Either way, Google gave the city a strict six-week deadline to sign residents up. It wasn’t the easiest of sells. “Here’s a global tech giant and sexy brand committing some unknown, but substantial, amount of infrastructure investment,” Deacon says. “But infrastructure is not really a consumer product. There’s an unsexiness around it.” In addition to Google’s own street team of 60 clipboard-wielding campaigners — working 80-hour weeks to sign up neighborhoods — the city’s non-profits unleashed their own armies.

Among them was Connecting for Good, co-founded by Rick Deane and Michael Liimatta. They made it their mission to set up shop in the urban core of Kansas City to spread awareness of why the fiber deployment was important. They “took refurbished computers and taught digital literacy classes,” says Tom Esselman, the new CEO of Connecting for Good. (Liimatta has since moved onto a managerial role at the Department of Housing and Urban Development’s ConnectHome program.)

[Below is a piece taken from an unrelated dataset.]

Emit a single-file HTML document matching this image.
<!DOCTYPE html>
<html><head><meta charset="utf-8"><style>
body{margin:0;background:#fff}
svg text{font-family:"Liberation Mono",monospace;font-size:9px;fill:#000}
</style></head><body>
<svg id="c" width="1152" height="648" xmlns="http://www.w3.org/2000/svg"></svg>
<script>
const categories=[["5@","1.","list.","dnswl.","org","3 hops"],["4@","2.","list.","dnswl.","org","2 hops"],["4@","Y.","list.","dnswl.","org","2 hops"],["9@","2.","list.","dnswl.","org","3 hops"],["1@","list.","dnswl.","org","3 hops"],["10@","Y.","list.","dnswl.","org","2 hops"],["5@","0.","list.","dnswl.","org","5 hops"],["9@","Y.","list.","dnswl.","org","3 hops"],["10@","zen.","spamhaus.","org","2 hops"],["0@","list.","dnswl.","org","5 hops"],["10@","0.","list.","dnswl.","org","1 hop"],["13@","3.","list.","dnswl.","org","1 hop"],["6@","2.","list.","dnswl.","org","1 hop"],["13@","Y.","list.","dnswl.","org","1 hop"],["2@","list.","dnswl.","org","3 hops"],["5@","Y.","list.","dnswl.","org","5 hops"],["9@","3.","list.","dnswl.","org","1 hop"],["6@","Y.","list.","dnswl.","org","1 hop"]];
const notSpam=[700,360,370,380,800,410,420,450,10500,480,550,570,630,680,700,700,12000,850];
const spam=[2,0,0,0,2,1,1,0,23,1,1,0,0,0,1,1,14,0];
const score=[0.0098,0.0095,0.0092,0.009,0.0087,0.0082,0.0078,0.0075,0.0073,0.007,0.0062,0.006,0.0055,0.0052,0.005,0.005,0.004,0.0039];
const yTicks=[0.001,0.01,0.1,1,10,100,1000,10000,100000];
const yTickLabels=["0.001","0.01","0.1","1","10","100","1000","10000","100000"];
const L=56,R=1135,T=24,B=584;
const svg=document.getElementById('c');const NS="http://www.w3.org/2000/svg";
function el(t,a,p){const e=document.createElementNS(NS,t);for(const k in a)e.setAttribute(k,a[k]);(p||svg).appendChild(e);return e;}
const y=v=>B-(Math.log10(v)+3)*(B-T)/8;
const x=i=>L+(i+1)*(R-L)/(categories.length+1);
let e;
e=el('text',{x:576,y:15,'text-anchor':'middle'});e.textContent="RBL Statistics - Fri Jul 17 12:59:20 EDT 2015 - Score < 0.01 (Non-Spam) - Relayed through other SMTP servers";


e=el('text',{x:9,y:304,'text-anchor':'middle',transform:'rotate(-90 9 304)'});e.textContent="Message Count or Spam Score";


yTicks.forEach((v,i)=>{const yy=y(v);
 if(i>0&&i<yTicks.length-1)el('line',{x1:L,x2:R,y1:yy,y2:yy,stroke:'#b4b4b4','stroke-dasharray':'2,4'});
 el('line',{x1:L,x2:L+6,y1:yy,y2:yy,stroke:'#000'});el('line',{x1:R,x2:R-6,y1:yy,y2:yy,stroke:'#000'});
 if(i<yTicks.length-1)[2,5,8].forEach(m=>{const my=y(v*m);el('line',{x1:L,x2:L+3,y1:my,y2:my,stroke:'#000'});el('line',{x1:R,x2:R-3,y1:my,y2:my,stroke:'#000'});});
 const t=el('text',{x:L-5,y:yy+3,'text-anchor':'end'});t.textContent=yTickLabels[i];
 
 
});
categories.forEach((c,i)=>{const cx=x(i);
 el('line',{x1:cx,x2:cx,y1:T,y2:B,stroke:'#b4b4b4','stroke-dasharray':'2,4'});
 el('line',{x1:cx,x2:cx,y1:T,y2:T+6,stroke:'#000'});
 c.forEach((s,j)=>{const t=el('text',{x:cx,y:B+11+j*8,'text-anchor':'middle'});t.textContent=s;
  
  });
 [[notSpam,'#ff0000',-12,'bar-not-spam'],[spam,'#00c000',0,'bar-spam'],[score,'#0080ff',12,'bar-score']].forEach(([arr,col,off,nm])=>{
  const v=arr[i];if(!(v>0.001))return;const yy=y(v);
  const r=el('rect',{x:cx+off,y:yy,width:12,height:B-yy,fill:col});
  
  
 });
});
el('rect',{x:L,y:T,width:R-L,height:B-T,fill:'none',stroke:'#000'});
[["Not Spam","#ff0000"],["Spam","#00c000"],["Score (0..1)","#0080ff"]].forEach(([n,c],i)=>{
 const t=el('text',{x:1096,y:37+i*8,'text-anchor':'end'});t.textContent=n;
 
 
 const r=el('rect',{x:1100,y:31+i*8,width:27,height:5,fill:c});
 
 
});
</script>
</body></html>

KC Digital Drive launched “Paint the Town Green,” using crowdfunding to purchase pre-paid debit cards and distribute them in areas where people couldn’t afford Google’s $10 set-up fee. The organizers paired this with aggressive door-to-door work. At the end of the six weeks, more than 90 percent of the Fiberhoods in the city qualified.

Unfortunately, while the overall penetration numbers were solid, the neighborhood-by-neighborhood analysis of who was obtaining access was not. A 2014 market analysis from Bernstein Research shows that, while Google Fiber had 75 percent penetration rates in medium- to high-income neighborhoods, the amount of users in low-income neighborhoods was only 30 percent. The non-profits are still trying to figure out exactly how to reach this section of the community, but now they have a half-decade of experience on which to draw.

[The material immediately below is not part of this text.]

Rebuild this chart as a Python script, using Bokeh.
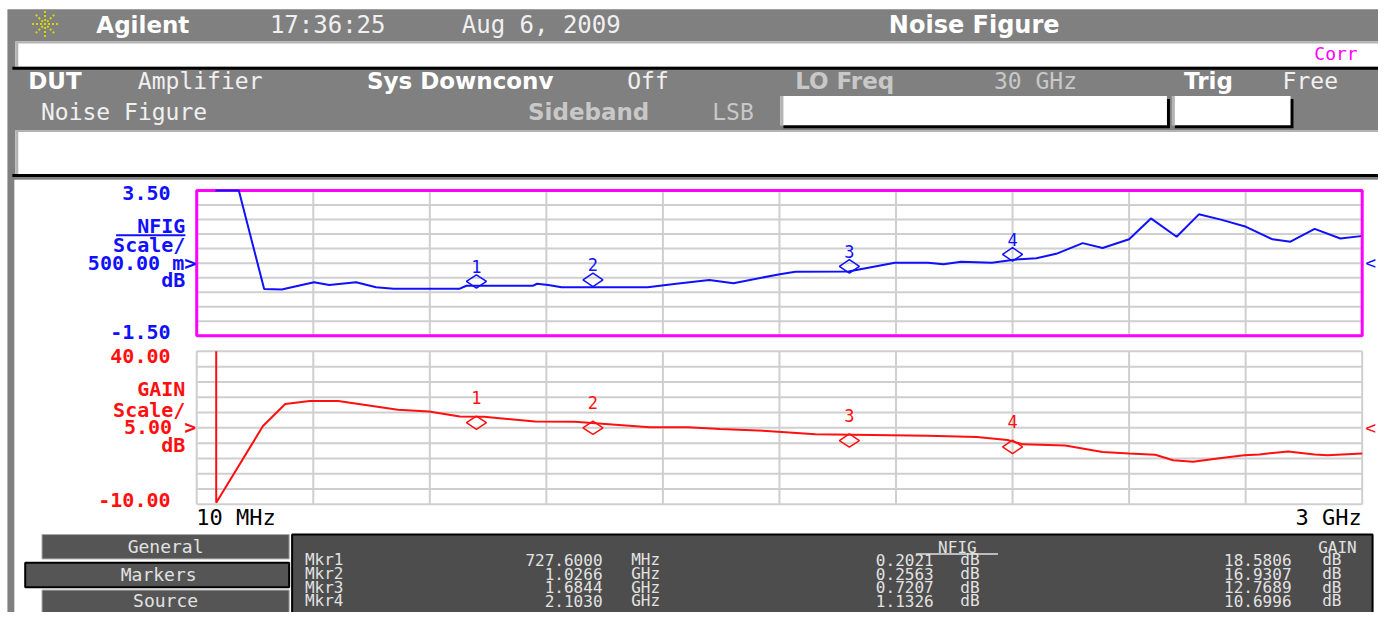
import numpy as np
from bokeh.plotting import figure
from bokeh.models import Range1d
from bokeh.core.properties import value
from bokeh.embed import file_html
from bokeh.resources import INLINE

# ---------------- data ----------------
F_START_MHZ = 10.0
F_STOP_MHZ = 3000.0
NF_TOP_DB, NF_BOTTOM_DB = 3.5, -1.5
GAIN_TOP_DB, GAIN_BOTTOM_DB = 40.0, -10.0

NF_FREQ_MHZ = [58, 118, 183, 228, 311, 350, 419, 470, 515, 685,
               702, 747, 872, 883, 912, 946, 1053, 1167, 1235, 1325,
               1387, 1506, 1546, 1682, 1801, 1886, 1926, 1971, 2050, 2107,
               2164, 2215, 2283, 2334, 2402, 2458, 2524, 2581, 2640, 2702,
               2770, 2816, 2878, 2944, 2997]
NF_DB = [3.5, 3.5, 0.11, 0.09, 0.34, 0.25, 0.34, 0.17, 0.12, 0.12,
         0.22, 0.22, 0.22, 0.29, 0.25, 0.17, 0.17, 0.17, 0.28, 0.42,
         0.31, 0.62, 0.70, 0.71, 1.01, 1.01, 0.96, 1.05, 1.01, 1.12,
         1.17, 1.32, 1.69, 1.52, 1.82, 2.54, 1.91, 2.68, 2.49, 2.25,
         1.82, 1.74, 2.18, 1.85, 1.93]

GAIN_FREQ_MHZ = [60, 60, 180, 237, 300, 373, 526, 606, 685, 747,
                 878, 980, 1172, 1270, 1353, 1472, 1597, 1886, 2011, 2090,
                 2130, 2238, 2334, 2402, 2469, 2515, 2566, 2629, 2697, 2736,
                 2810, 2878, 2911, 3000]
GAIN_DB = [40.0, -9.5, 15.6, 22.8, 23.8, 23.8, 20.9, 20.3, 18.7, 18.6,
           17.1, 17.0, 15.2, 15.2, 14.6, 14.0, 12.9, 12.4, 12.0, 11.0,
           9.6, 9.2, 7.1, 6.6, 6.2, 4.4, 3.9, 5.0, 6.0, 6.3,
           7.3, 6.3, 6.0, 6.6]

MKR_NAMES = ["Mkr1", "Mkr2", "Mkr3", "Mkr4"]
MKR_IDS = ["1", "2", "3", "4"]
MKR_FREQ_MHZ = [727.6, 1026.6, 1684.4, 2103.0]
MKR_NF_DB = [0.2021, 0.2563, 0.7207, 1.1326]
MKR_GAIN_DB = [18.5806, 16.9307, 12.7689, 10.6996]

NF_LABELS = ["3.50", "NFIG", "Scale/", "500.00 m>", "dB", "-1.50"]
GAIN_LABELS = ["40.00", "GAIN", "Scale/", "5.00 >", "dB", "-10.00"]
FREQ_LABELS = ["10 MHz", "3 GHz"]

# ---------------- layout (reference screen pixels) ----------------
X0, X1, Y0, Y1 = 0, 1394, 0, 628
W, H = 1378, 612
PL, PR = 198.5, 1377.5
NF_T, NF_B = 195.0, 344.0
G_T, G_B = 360.0, 517.0

MONO = "DejaVu Sans Mono"
SANS = "DejaVu Sans"
GRAY = "#808080"
LIGHT = "#c8c8c8"
SHADE = "#b4b4b4"
BLUE = "#1010ff"
RED = "#ff1010"
MAG = "#ff00ff"

mpp = (F_STOP_MHZ - F_START_MHZ) / (PR - PL)
nf_dpp = (NF_TOP_DB - NF_BOTTOM_DB) / (NF_B - NF_T)
g_dpp = (GAIN_TOP_DB - GAIN_BOTTOM_DB) / (G_B - G_T)

p = figure(width=W, height=H,
           x_range=Range1d(X0, X1), y_range=Range1d(Y1, Y0),
           output_backend="svg", toolbar_location=None,
           x_axis_location=None, y_axis_location=None, min_border=0)
p.grid.visible = False
p.outline_line_color = None
p.background_fill_color = "white"
p.border_fill_color = "white"

p.extra_x_ranges = {"freq": Range1d(F_START_MHZ - (PL - X0) * mpp,
                                    F_STOP_MHZ + (X1 - PR) * mpp)}
p.extra_y_ranges = {
    "nf": Range1d(NF_BOTTOM_DB - (Y1 - NF_B) * nf_dpp, NF_TOP_DB + (NF_T - Y0) * nf_dpp),
    "gain": Range1d(GAIN_BOTTOM_DB - (Y1 - G_B) * g_dpp, GAIN_TOP_DB + (G_T - Y0) * g_dpp),
}


def box(l, r, t, b, fill, line=None, lw=1):
    p.quad(left=[l], right=[r], top=[t], bottom=[b], fill_color=fill,
           line_color=line, line_width=lw)


def txt(x, y, s, color, size, bold=False, align="center", font=MONO):
    p.text(x=[x], y=[y], text=[s], text_color=color,
           text_font=value(font), text_font_size=f"{size}px",
           text_font_style="bold" if bold else "normal",
           text_align=align, text_baseline="middle")


# ---- instrument frame and header panels ----
box(7, 1394, 9, 628, GRAY)
box(15, 1394, 42, 68, "white")
box(15, 1394, 42, 44, SHADE)
box(15, 18, 42, 68, SHADE)
box(12, 1394, 68, 71, "black")
box(15, 1394, 133, 178, "white")
box(15, 1394, 133, 135, SHADE)
box(15, 18, 133, 178, SHADE)
box(12, 1394, 178, 181, "black")
box(14, 1394, 184, 628, "white")

# LSB boxes
box(792, 1183, 101, 131, "black")
box(789, 1180, 98, 128, "white")
box(789, 792, 98, 128, SHADE)
box(1188, 1308, 101, 131, "black")
box(1185, 1305, 98, 128, "white")
box(1185, 1188, 98, 128, SHADE)

# logo
p.scatter(x=[45], y=[24], marker="asterisk", size=26, line_color="#d6d600",
          line_width=2, line_dash="2 2")

# row 1
txt(144, 25, "Agilent", "white", 23, bold=True, font=SANS)
txt(331, 25, "17:36:25", "#f0f0f0", 24)
txt(547, 25, "Aug 6, 2009", "#f0f0f0", 24)
txt(985, 25, "Noise Figure", "white", 24, bold=True, font=SANS)
txt(1351, 54, "Corr", MAG, 18)

# row 3
txt(55, 83, "DUT", "white", 23, bold=True, font=SANS)
txt(202, 83, "Amplifier", "#f0f0f0", 23)
txt(465, 83, "Sys Downconv", "white", 23, bold=True, font=SANS)
txt(655, 83, "Off", "#f0f0f0", 23)
txt(854, 83, "LO Freq", LIGHT, 23, bold=True, font=SANS)
txt(1047, 83, "30 GHz", LIGHT, 23)
txt(1222, 83, "Trig", "white", 23, bold=True, font=SANS)
txt(1325, 83, "Free", "#f0f0f0", 23)
txt(125, 114, "Noise Figure", "#f0f0f0", 23)
txt(595, 114, "Sideband", LIGHT, 23, bold=True, font=SANS)
txt(741, 114, "LSB", LIGHT, 23)

# ---- grids ----
fgrid = np.linspace(F_START_MHZ, F_STOP_MHZ, 11)
nfgrid = np.linspace(NF_BOTTOM_DB, NF_TOP_DB, 11)
ggrid = np.linspace(GAIN_BOTTOM_DB, GAIN_TOP_DB, 11)
GRID = "#cfcfcf"

p.segment(x0=fgrid, x1=fgrid, y0=NF_BOTTOM_DB, y1=NF_TOP_DB, line_color=GRID,
          line_width=2, x_range_name="freq", y_range_name="nf")
p.segment(x0=F_START_MHZ, x1=F_STOP_MHZ, y0=nfgrid, y1=nfgrid, line_color=GRID,
          line_width=2, x_range_name="freq", y_range_name="nf")
p.segment(x0=fgrid, x1=fgrid, y0=GAIN_BOTTOM_DB, y1=GAIN_TOP_DB, line_color=GRID,
          line_width=2, x_range_name="freq", y_range_name="gain")
p.segment(x0=F_START_MHZ, x1=F_STOP_MHZ, y0=ggrid, y1=ggrid, line_color=GRID,
          line_width=2, x_range_name="freq", y_range_name="gain")

p.quad(left=[F_START_MHZ], right=[F_STOP_MHZ], bottom=[NF_BOTTOM_DB], top=[NF_TOP_DB],
       fill_alpha=0, line_color=MAG, line_width=3,
       x_range_name="freq", y_range_name="nf")

# ---- traces ----
p.line(NF_FREQ_MHZ, NF_DB, line_color=BLUE, line_width=2,
       x_range_name="freq", y_range_name="nf")
p.line(GAIN_FREQ_MHZ, GAIN_DB, line_color=RED, line_width=2,
       x_range_name="freq", y_range_name="gain")

# ---- markers ----
p.scatter(x=MKR_FREQ_MHZ, y=[v + 5 * nf_dpp for v in MKR_NF_DB], marker="diamond",
          size=20, angle=np.pi / 2, fill_color=None, line_color=BLUE, line_width=1.5,
          x_range_name="freq", y_range_name="nf")
p.text(x=MKR_FREQ_MHZ, y=MKR_NF_DB, text=MKR_IDS, y_offset=-20, text_color=BLUE,
       text_font=value(MONO), text_font_size="17px", text_align="center",
       text_baseline="middle", x_range_name="freq", y_range_name="nf")
p.scatter(x=MKR_FREQ_MHZ, y=[v - 6 * g_dpp for v in MKR_GAIN_DB], marker="diamond",
          size=20, angle=np.pi / 2, fill_color=None, line_color=RED, line_width=1.5,
          x_range_name="freq", y_range_name="gain")
p.text(x=MKR_FREQ_MHZ, y=MKR_GAIN_DB, text=MKR_IDS, y_offset=-19, text_color=RED,
       text_font=value(MONO), text_font_size="17px", text_align="center",
       text_baseline="middle", x_range_name="freq", y_range_name="gain")

# ---- scale labels ----
for (yy, xr), s in zip([(198, 172), (231, 187), (251, 187), (269, 198), (287, 187), (340, 172)], NF_LABELS):
    txt(xr, yy, s, BLUE, 20, bold=True, align="right")
p.segment(x0=[117], x1=[187], y0=[241], y1=[241], line_color=BLUE, line_width=2)
for (yy, xr), s in zip([(365, 172), (399, 187), (420, 187), (438, 198), (456, 187), (513, 172)], GAIN_LABELS):
    txt(xr, yy, s, RED, 20, bold=True, align="right")
txt(1386, 269, "<", BLUE, 18)
txt(1386, 438, "<", RED, 18)

txt(198, 531, FREQ_LABELS[0], "black", 22, align="left")
txt(1377, 531, FREQ_LABELS[1], "black", 22, align="right")

# ---- bottom tabs & marker table ----
TAB = "#555555"
TXT = "#e2e2e2"
box(42, 292, 548, 573, TAB, "#a8a8a8", 1)
box(25, 292, 577, 602, TAB, "black", 2)
box(42, 292, 605, 632, TAB, "#a8a8a8", 1)
txt(167, 560, "General", TXT, 18)
txt(160, 589, "Markers", TXT, 18)
txt(167, 616, "Source", TXT, 18)

box(295, 1388, 548, 632, "#4d4d4d", "black", 2)
txt(968, 561, "NFIG", TXT, 16)
p.segment(x0=[926], x1=[1009], y0=[568], y1=[568], line_color=TXT, line_width=1.5)
txt(1372, 561, "GAIN", TXT, 16, align="right")

row_y = [574, 588, 602, 616]
for name, f, nf, g, yy in zip(MKR_NAMES, MKR_FREQ_MHZ, MKR_NF_DB, MKR_GAIN_DB, row_y):
    if f < 1000:
        ftxt, unit = f"{f:.4f}", "MHz"
    else:
        ftxt, unit = f"{f / 1000:.4f}", "GHz"
    txt(308, yy, name, TXT, 16, align="left")
    txt(609, yy, ftxt, TXT, 16, align="right")
    txt(638, yy, unit, TXT, 16, align="left")
    txt(944, yy, f"{nf:.4f}", TXT, 16, align="right")
    txt(971, yy, "dB", TXT, 16, align="left")
    txt(1306, yy, f"{g:.4f}", TXT, 16, align="right")
    txt(1337, yy, "dB", TXT, 16, align="left")

open("out.html", "w").write(file_html(p, INLINE))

“We were guinea pigs, and we tripped over ourselves the first couple of years, and have no shame in saying we learned our lessons,” Esselman says. “But you experience the best by trying things and sometimes failing.”

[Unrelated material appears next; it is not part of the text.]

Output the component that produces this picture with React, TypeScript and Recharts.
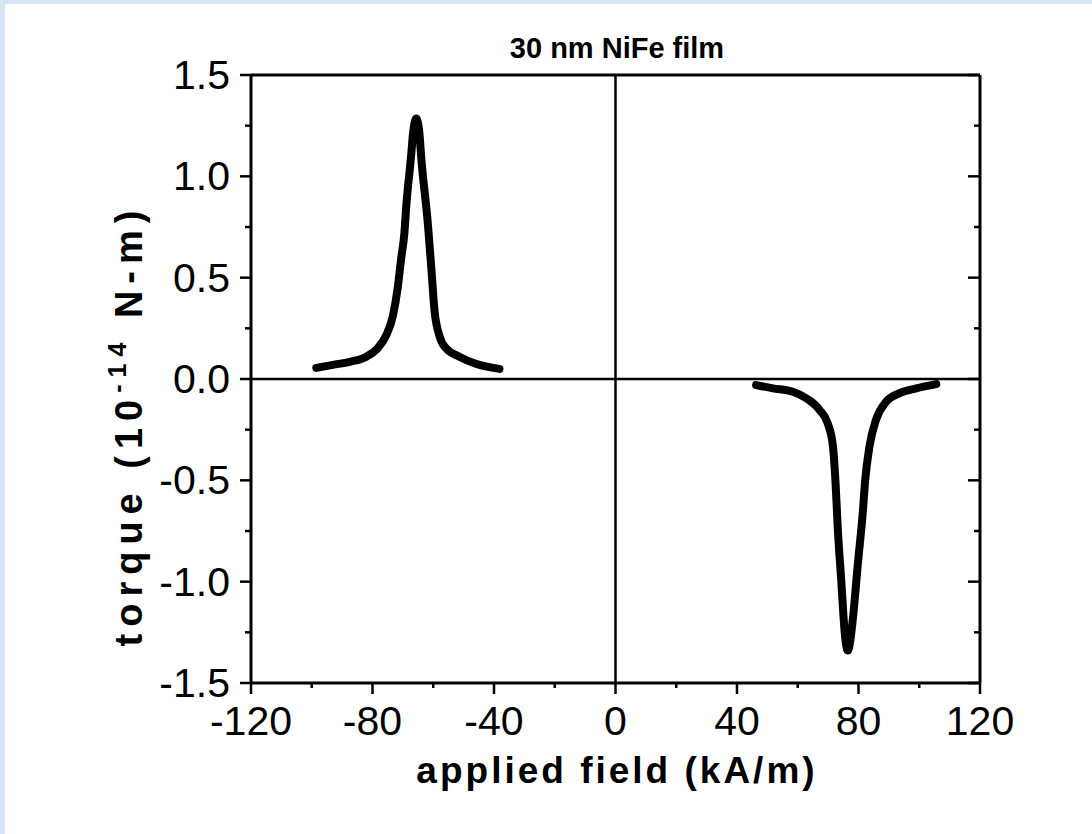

What lessons? A big one was getting people to care about their own digital inclusion. If people don’t know what they’re missing, they won’t necessarily be trying to get it. “You have to make them realize how much they can benefit, but not in a one-size-fits-all way,” Esselman says. “What we’re finding in areas with low access to service is they just want opportunities. You have to make them feel like they’re not going to be judged or looked down upon for not having literacy skills.”

“We were guinea pigs, and we tripped over ourselves the first couple of years, and have no shame in saying we learned our lessons.”

But the bigger lesson is broader, and has to do with the way in which we currently consider the digital divide. We may be looking at the problem in a short-sighted way. It’s not as if we just need to bring everyone within the borders of the digital community. Or that there’s a long finish line we have to nudge everyone past, and then, hooray, we’re done. Technology is constantly progressing, so some people are always going to be left behind.

“What is basic digital literacy? Is it knowing how to get an email account and go to a website? As people get smart-homes, is it programming your home router?” Deacon asks. “Your targets are constantly moving.” As an example, Deacon mentions tracking the quality of broadband. Years ago, Broadband USA developed an online map to measure the speeds of access across the country. The problem, Deacon says, was “they had 10 levels of shading.” “You just need three [levels], because the bottom seven layers are all too slow.” (The map currently has two: areas with less than one-gig-per-second, and those with more.)

The digital divide isn’t necessarily something to be solved, but rather something we should consider as a constant state of being, requiring relentless tinkering. “Some people are like, can’t we just solve this problem? I’m suspicious you can just solve it,” Deacon says. “The digital divide is a reflection of the socioeconomic divide, which no one has solved in the history of the world. It needs to have constant ongoing resource commitment, because the inequality that exists in the world, and has always existed, is going to continue to exist.”